> REQUIREMENTS:
What is the number of lines that include the word "chart"? Provide only that figure.

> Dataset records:
-------------------------

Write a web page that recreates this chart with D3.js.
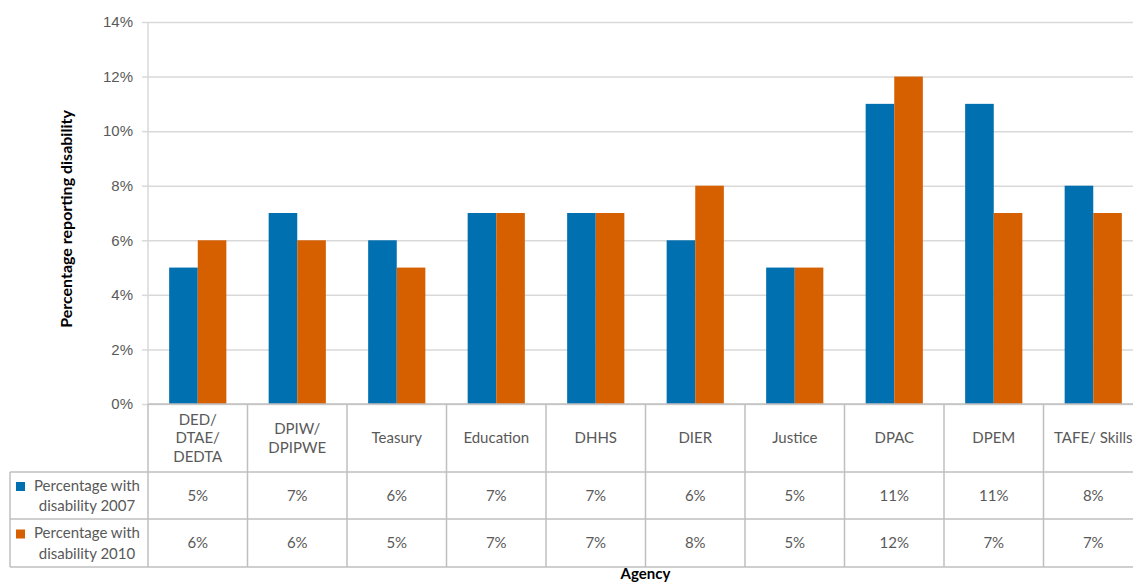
<!DOCTYPE html>
<html>
<head>
<meta charset="utf-8">
<script src="https://cdn.jsdelivr.net/npm/d3@7"></script>
<style>
  html, body { margin: 0; padding: 0; background: #fff; }
  svg { display: block; font-family: "Lato", "Liberation Sans", sans-serif; }
</style>
</head>
<body>
<svg id="chart" width="1133" height="583"></svg>
<script>
// Agencies (table header labels, split into lines)
const agencies = [
  ["DED/", "DTAE/", "DEDTA"],
  ["DPIW/", "DPIPWE"],
  ["Teasury"],
  ["Education"],
  ["DHHS"],
  ["DIER"],
  ["Justice"],
  ["DPAC"],
  ["DPEM"],
  ["TAFE/ Skills"]
];
// Percentage with disability, per agency
const values2007 = [5, 7, 6, 7, 7, 6, 5, 11, 11, 8];
const values2010 = [6, 6, 5, 7, 7, 8, 5, 12, 7, 7];
const seriesNames = [["Percentage with", "disability 2007"], ["Percentage with", "disability 2010"]];
const yTicks = [0, 2, 4, 6, 8, 10, 12, 14];

const colors = ["#0070b0", "#d65f00"];
const textColor = "#595959";
const gridColor = "#d9d9d9";
const lineColor = "#bfbfbf";

const svg = d3.select("#chart");
const plotL = 148, plotR = 1143, plotT = 22, plotB = 404;
const tableLeft = 10, headerBottom = 472, row1Bottom = 519, row2Bottom = 567;

const x = d3.scaleBand().domain(d3.range(agencies.length)).range([plotL, plotR]).paddingInner(0).paddingOuter(0);
const inner = d3.scaleBand().domain([0, 1]).range([0, x.bandwidth()]).paddingOuter(0.74).paddingInner(0);
const y = d3.scaleLinear().domain([0, 14]).range([plotB, plotT]);

// Gridlines and y-axis labels
const yAxis = d3.axisLeft(y).tickValues(yTicks).tickSize(-(plotR - plotL)).tickSizeOuter(0)
  .tickPadding(15).tickFormat(d => d + "%");
const gy = svg.append("g").attr("transform", `translate(${plotL},0)`).call(yAxis);
gy.select(".domain").remove();
gy.selectAll(".tick line").attr("stroke", gridColor).attr("stroke-width", 1.5);
gy.selectAll(".tick text").attr("fill", textColor).attr("font-size", 15);
// small outer tick marks
gy.selectAll(".tick").append("line").attr("x1", -6).attr("x2", 0)
  .attr("stroke", gridColor).attr("stroke-width", 1.5);
// vertical axis line
svg.append("line").attr("x1", plotL).attr("x2", plotL).attr("y1", plotT).attr("y2", plotB)
  .attr("stroke", gridColor).attr("stroke-width", 1.5);

// Bars
const series = [values2007, values2010];
series.forEach((vals, s) => {
  svg.append("g").selectAll("rect").data(vals).join("rect")
    .attr("x", (d, i) => x(i) + inner(s))
    .attr("width", inner.bandwidth())
    .attr("y", d => y(d))
    .attr("height", d => y(0) - y(d))
    .attr("fill", colors[s]);
});

// Data table
const tbl = svg.append("g").attr("stroke", lineColor).attr("stroke-width", 1.5);
tbl.append("line").attr("x1", plotL).attr("x2", plotR).attr("y1", plotB).attr("y2", plotB);
[headerBottom, row1Bottom, row2Bottom].forEach(yy =>
  tbl.append("line").attr("x1", tableLeft).attr("x2", plotR).attr("y1", yy).attr("y2", yy));
tbl.append("line").attr("x1", tableLeft).attr("x2", tableLeft).attr("y1", headerBottom).attr("y2", row2Bottom);
d3.range(agencies.length + 1).forEach(i => {
  const xx = i < agencies.length ? x(i) : plotR;
  tbl.append("line").attr("x1", xx).attr("x2", xx).attr("y1", plotB).attr("y2", row2Bottom);
});

// Header labels
const headerMid = (plotB + headerBottom) / 2;
const lh = 18.5;
agencies.forEach((lines, i) => {
  const t = svg.append("text").attr("text-anchor", "middle").attr("fill", textColor).attr("font-size", 15)
    .attr("x", x(i) + x.bandwidth() / 2);
  lines.forEach((ln, k) => {
    t.append("tspan").attr("x", x(i) + x.bandwidth() / 2)
      .attr("y", headerMid + (k - (lines.length - 1) / 2) * lh)
      .attr("dy", "0.35em").text(ln);
  });
});

// Series rows: legend key, name and values
const rows = [[headerBottom, row1Bottom], [row1Bottom, row2Bottom]];
rows.forEach(([y0, y1], s) => {
  const mid = (y0 + y1) / 2;
  svg.append("rect").attr("x", 16).attr("y", mid - 13.5).attr("width", 9).attr("height", 9).attr("fill", colors[s]);
  const t = svg.append("text").attr("text-anchor", "middle").attr("fill", textColor).attr("font-size", 15);
  seriesNames[s].forEach((ln, k) => {
    t.append("tspan").attr("x", 87).attr("y", mid + (k - 0.5) * 20.5).attr("dy", "0.35em").text(ln);
  });
  svg.append("g").selectAll("text").data(series[s]).join("text")
    .attr("x", (d, i) => x(i) + x.bandwidth() / 2)
    .attr("y", mid).attr("dy", "0.35em")
    .attr("text-anchor", "middle").attr("fill", textColor).attr("font-size", 15)
    .text(d => d + "%");
});

// Axis titles
svg.append("text").attr("transform", `translate(72,219) rotate(-90)`)
  .attr("text-anchor", "middle").attr("font-weight", "bold").attr("font-size", 16).attr("fill", "#000")
  .text("Percentage reporting disability");
svg.append("text").attr("x", (plotL + plotR) / 2).attr("y", 579)
  .attr("text-anchor", "middle").attr("font-weight", "bold").attr("font-size", 15).attr("fill", "#000")
  .text("Agency");
</script>
</body>
</html>
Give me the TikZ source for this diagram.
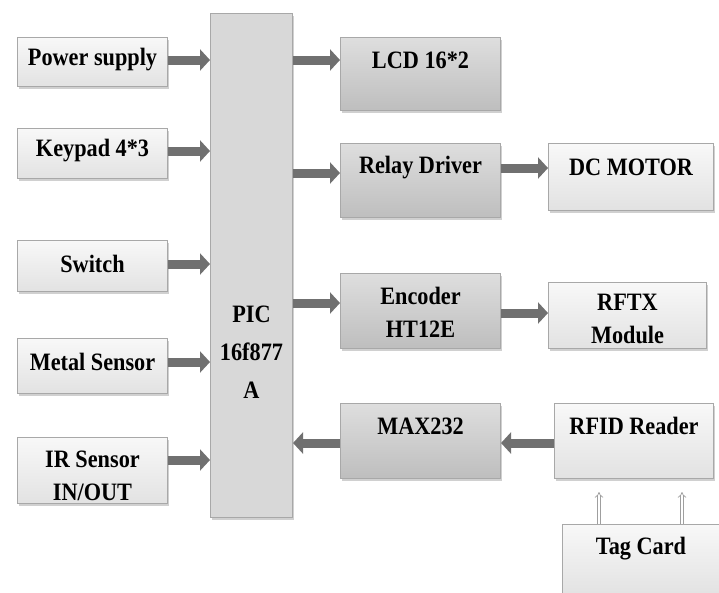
\documentclass[tikz,border=0pt]{standalone}
\usepackage{fontspec}
\setmainfont{Liberation Serif}
\usetikzlibrary{arrows.meta,shadows,calc}
\definecolor{arrowgray}{HTML}{707070}
\definecolor{boxedge}{HTML}{A8A8A8}
\definecolor{lighttop}{HTML}{F8F8F8}
\definecolor{lightbot}{HTML}{E2E2E2}
\definecolor{darktop}{HTML}{DEDEDE}
\definecolor{darkbot}{HTML}{BEBEBE}
\definecolor{picfill}{HTML}{D8D8D8}
\newcommand\nar[1]{\scalebox{0.89}[1]{#1}}
\begin{document}
\begin{tikzpicture}[x=1pt,y=-1pt,
  txt/.style={font=\bfseries\fontsize{25}{33}\selectfont, align=center, inner sep=0pt},
  boxbase/.style={draw=boxedge, line width=1pt, anchor=north west, inner sep=0pt,
    drop shadow={shadow xshift=1.5pt, shadow yshift=-2pt, opacity=0.3, fill=black!60}},
  lbox/.style={boxbase, top color=lighttop, bottom color=lightbot},
  dbox/.style={boxbase, top color=darktop, bottom color=darkbot},
  picbox/.style={boxbase, fill=picfill},
  bigarrow/.style={draw=arrowgray, line width=9pt, -{Triangle[length=10pt,width=21pt]}},
  thinarrow/.style={draw=gray!75, line width=0.7pt, double=white, double distance=2.2pt, -{Implies}}
]
\useasboundingbox (0,0) rectangle (719,592);
\fill[white] (0,0) rectangle (719,592);

% left inputs
\node[lbox, minimum width=150, minimum height=49] (ps) at (17,37) {};
\node[txt] at (ps.north |- 0,60) {\nar{Power supply}};
\node[lbox, minimum width=150, minimum height=50] (kp) at (17,128) {};
\node[txt] at (kp.north |- 0,151) {\nar{Keypad 4*3}};
\node[lbox, minimum width=150, minimum height=51] (sw) at (17,240) {};
\node[txt] at (sw.north |- 0,264) {\nar{Switch}};
\node[lbox, minimum width=150, minimum height=55] (ms) at (17,338) {};
\node[txt] at (ms.north |- 0,362) {\nar{Metal Sensor}};
\node[lbox, minimum width=150, minimum height=66] (ir) at (17,437) {};
\node[txt] at (ir.north |- 0,476) {\nar{IR Sensor}\\\nar{IN/OUT}};

% PIC
\node[picbox, minimum width=82, minimum height=504] (pic) at (210,13) {};
\node[txt, font=\bfseries\fontsize{25}{38}\selectfont] at (pic.north |- 0,352) {\nar{PIC}\\\nar{16f877}\\\nar{A}};

% middle column
\node[dbox, minimum width=160, minimum height=73] (lcd) at (340,37) {};
\node[txt] at (lcd.north |- 0,60) {\nar{LCD 16*2}};
\node[dbox, minimum width=160, minimum height=74] (relay) at (340,143) {};
\node[txt] at (relay.north |- 0,168) {\nar{Relay Driver}};
\node[dbox, minimum width=160, minimum height=75] (enc) at (340,273) {};
\node[txt] at (enc.north |- 0,312) {\nar{Encoder}\\\nar{HT12E}};
\node[dbox, minimum width=160, minimum height=75] (max) at (340,403) {};
\node[txt] at (max.north |- 0,426) {\nar{MAX232}};

% right column
\node[lbox, minimum width=165, minimum height=67] (dc) at (548,143) {};
\node[txt] at (dc.north |- 0,167) {\nar{DC MOTOR}};
\node[lbox, minimum width=158, minimum height=66] (rftx) at (548,282) {};
\node[txt] at (rftx.north |- 0,319) {\nar{RFTX}\\\nar{Module}};
\node[lbox, minimum width=159, minimum height=75] (rfid) at (554,403) {};
\node[txt] at (rfid.north |- 0,426) {\nar{RFID Reader}};
\node[lbox, minimum width=165, minimum height=71] (tag) at (562,524) {};
\node[txt] at (641,549) {\nar{Tag Card}};

% input arrows
\draw[bigarrow] (ps.east |- 0,60) -- (pic.west |- 0,60);
\draw[bigarrow] (kp.east |- 0,151) -- (pic.west |- 0,151);
\draw[bigarrow] (sw.east |- 0,264) -- (pic.west |- 0,264);
\draw[bigarrow] (ms.east |- 0,362) -- (pic.west |- 0,362);
\draw[bigarrow] (ir.east |- 0,460) -- (pic.west |- 0,460);

% output arrows
\draw[bigarrow] (pic.east |- 0,60) -- (lcd.west |- 0,60);
\draw[bigarrow] (pic.east |- 0,173) -- (relay.west |- 0,173);
\draw[bigarrow] (pic.east |- 0,303) -- (enc.west |- 0,303);
\draw[bigarrow] (max.west |- 0,443) -- (pic.east |- 0,443);
\draw[bigarrow] (relay.east |- 0,168) -- (dc.west |- 0,168);
\draw[bigarrow] (enc.east |- 0,313) -- (rftx.west |- 0,313);
\draw[bigarrow] (rfid.west |- 0,443) -- (max.east |- 0,443);

% tag card links
\coordinate (t1) at ($(tag.north west)+(37,0)$);
\coordinate (t2) at ($(tag.north west)+(120,0)$);
\draw[thinarrow] (t1) -- (t1 |- 0,492);
\draw[thinarrow] (t2) -- (t2 |- 0,492);
\end{tikzpicture}
\end{document}
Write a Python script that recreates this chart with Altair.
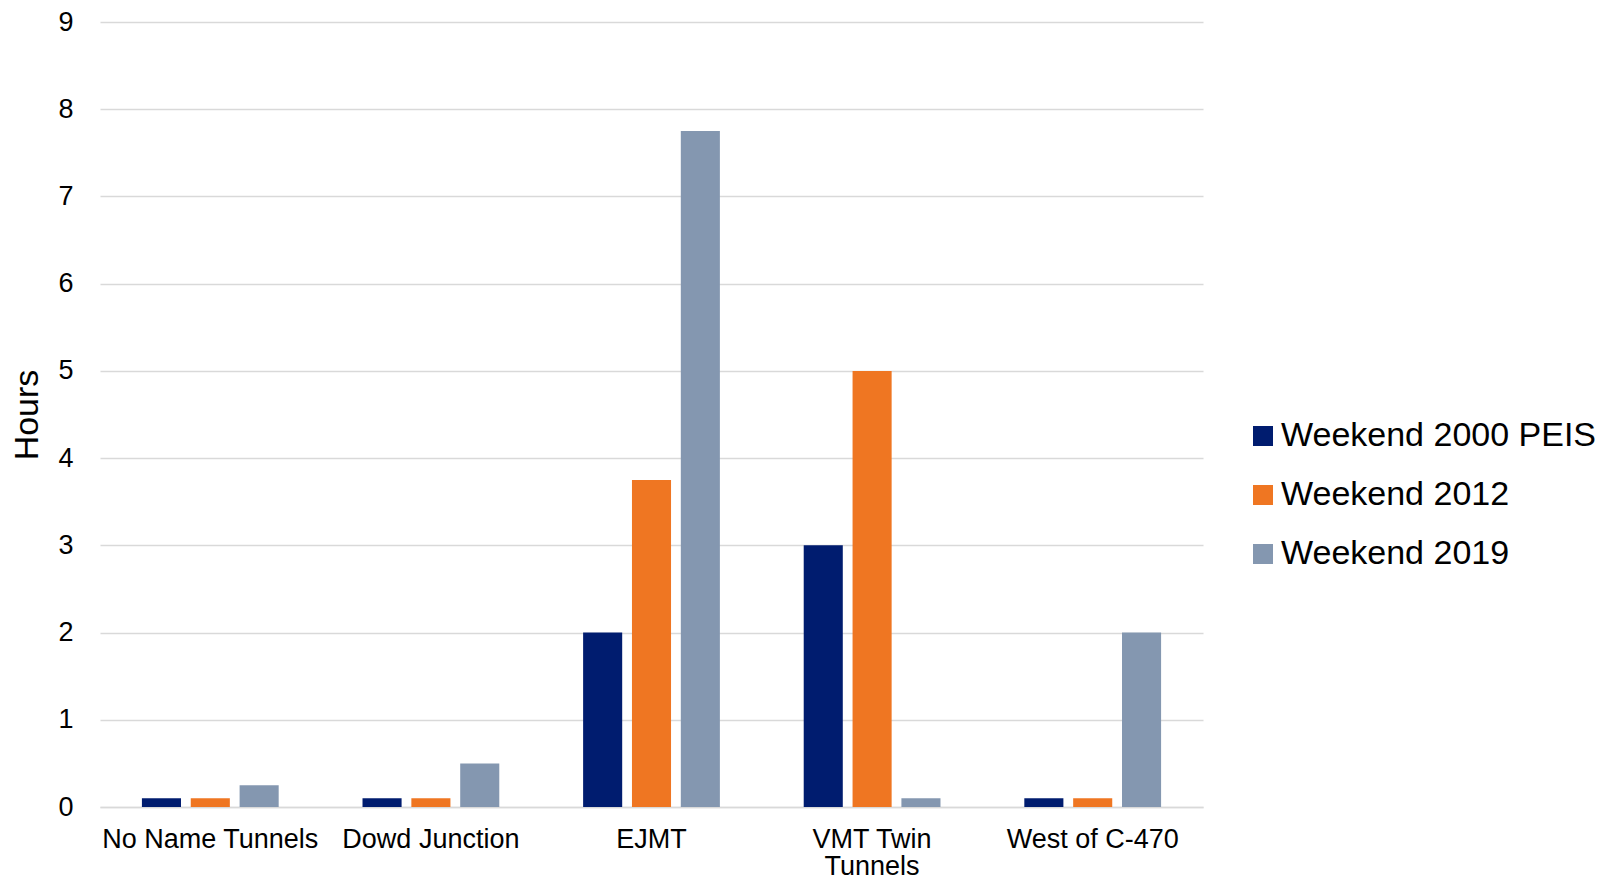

-------------------------

> OUTPUT OF THE TASK:
4